Nello Musumeci ha capito di non essere più gradito, e ha deciso di togliere il disturbo. Forse. La notizia era trapelata già questa mattina durante un incontro alla Baia Verde di Aci Castello. La prima ammissione, invece, è arrivata questa sera, durante l’inaugurazione della mostra “Agata. Dall’icona cristiana al mito contemporaneo”, al palazzo centrale dell’Università di Catania. Musumeci, parlando degli interventi fatti dalla Regione in ambito culturale, ha spiegato che per quelli che non sono finiti “ci sarà il mio successore” perché “io toglierò il disturbo”. Una dichiarazione quasi a sorpresa, considerata l’impuntatura dell’ultimo anno, in cui il governatore ha sempre sostenuto – pubblicamente e non – le ragioni del bis a palazzo d’Orleans. “E’ la legge del contadino che me lo impone. Dopo la stagione della semina, viene quella del raccolto”, ha sottolineato fino allo sfinimento.

Ma qualcosa, negli ultimi giorni, è cambiato. Non è bastata la federazione col partito di Giorgia Meloni, qualche sondaggio favorevole (ma un po’ costruito) e il discreto risultato dell’asse FdI-Diventerà Bellissima a Palermo e Messina, per dare l’ultima sgasata. Il fronte dei ribelli interni della coalizione – dalla Lega a Forza Italia – preme perché ci sia un successore. Ed eccoli accontentati. Musumeci, circondato dai giornalisti, non ha voluto dare troppe spiegazioni – forse la riflessione è ancora in corso? – e si è limitato a dire che “incontrerò la stampa nei prossimi giorni”. Il suo entourage, però, conferma gli indizi.

Al governatore, oltre al sostegno pubblico della Meloni (minato, però, dagli ultimi risultati e dalle prime rimostranze interne a FdI), era rimasto quello di Marcello Dell’Utri, l’ex senatore che ne aveva lodato le gesta fino a qualche settimana fa, fungendo da tramite fra Nello e il Cav., cioè Silvio Berlusconi, affinché si potesse addivenire a una soluzione favorevole per entrambi (e per lo stesso Dell’Utri, che vuole donare alla Regione la sua enorme biblioteca, per esporla, magari, alla Valle dei Templi). Troppo poco per planare a Palazzo d’Orleans per la seconda volta. Nemmeno il “cerchio magico” e la nutrita schiera di assessori al suo fianco – da Gaetano Armao a Ruggero Razza, passando per Manlio Messina e Marco Falcone – sembra poter fare il miracolo.
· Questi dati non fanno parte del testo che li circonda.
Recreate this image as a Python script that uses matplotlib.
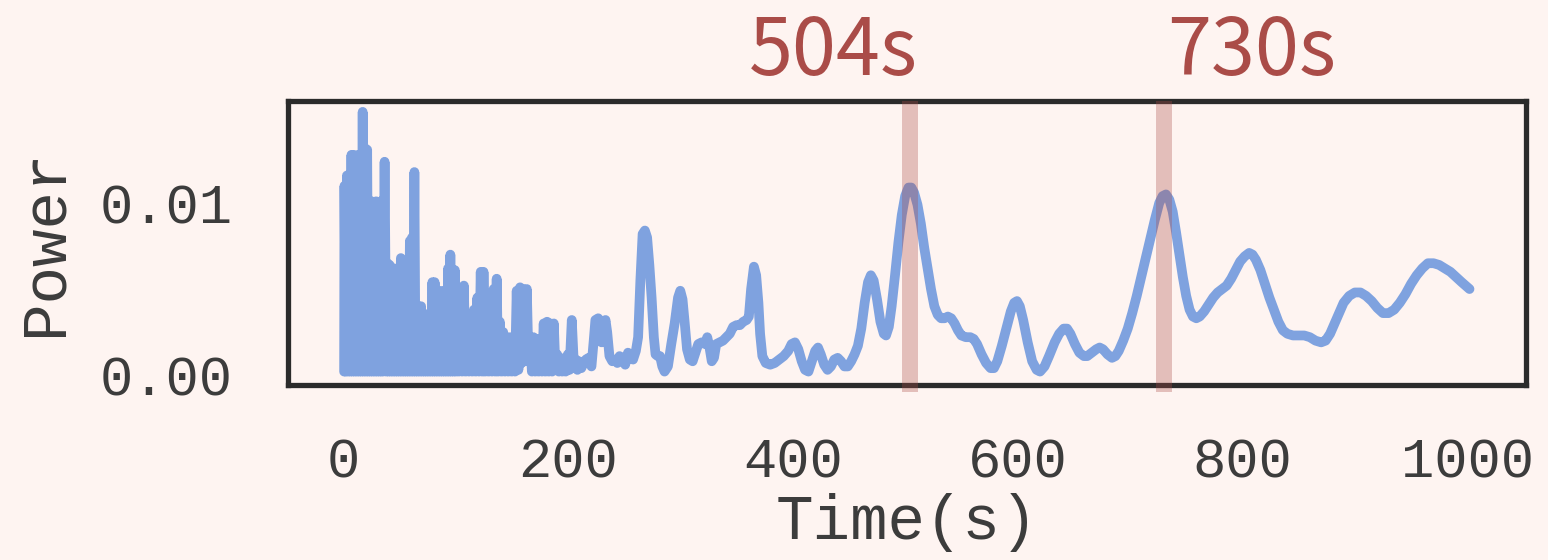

Musumeci paga infatti un pessimo rapporto con gli alleati, a partire da Gianfranco Micciché (col quale non si saluta nemmeno); i difetti di comunicazione con Salvini e i suoi uomini, specie Luca Sammartino, mr. Preferenze, che da qualche tempo cannoneggia ad ogni occasione utile; e contatti sempre più rarefatti con l’universo centrista, a partire da quel Raffaele Lombardo che costituisce il collante della coalizione di centrodestra se non fosse che, in caso di Musumeci-bis, sarebbe disposto ad appoggiare persino lo schieramento opposto (se il competitor fosse l’amica Caterina Chinnici). Ma anche lo scontro sempre più accentuato con Cateno De Luca, ex sindaco di Messina, che minaccia da mesi una candidatura “parallela” alla sua. Insomma, una serie di problematiche che suggeriscono al governatore uscente di non rompere il giocattolo e garantire, con un passo di lato, l’unità della coalizione tanto agognata.

Prima dell’investitura di Lagalla aveva ottenuto dagli alleati di parlarne dopo le elezioni Amministrative; poi è subentrato un altro rinvio, che postpone la vicenda a dopo i ballottaggi. Segno che qualcosa si è rotto, e che nemmeno Giorgia sembra più disposta a fare un salto nel vuoto per salvare un politico che gli ha già voltato le spalle più volte. Forse.

La Russa: mi sembra una dichiarazione al futuro

“Noto che si tratta di una dichiarazione al futuro e non al presente. Non ho parlato ancora con lui, né con Giorgia Meloni e i dirigenti del centrodestra. Ma per me non è una novità quanto Nello Musumeci dice: la mia prima impressione è che le sue dichiarazioni siamo volte a ribadire che lui vuole l’unita’ di tutto il centrodestra, il sostegno pieno di tutta la coalizione”. Lo ha detto Ignazio La Russa, colonnello siciliano di Giorgia Meloni e vicepresidente del Senato.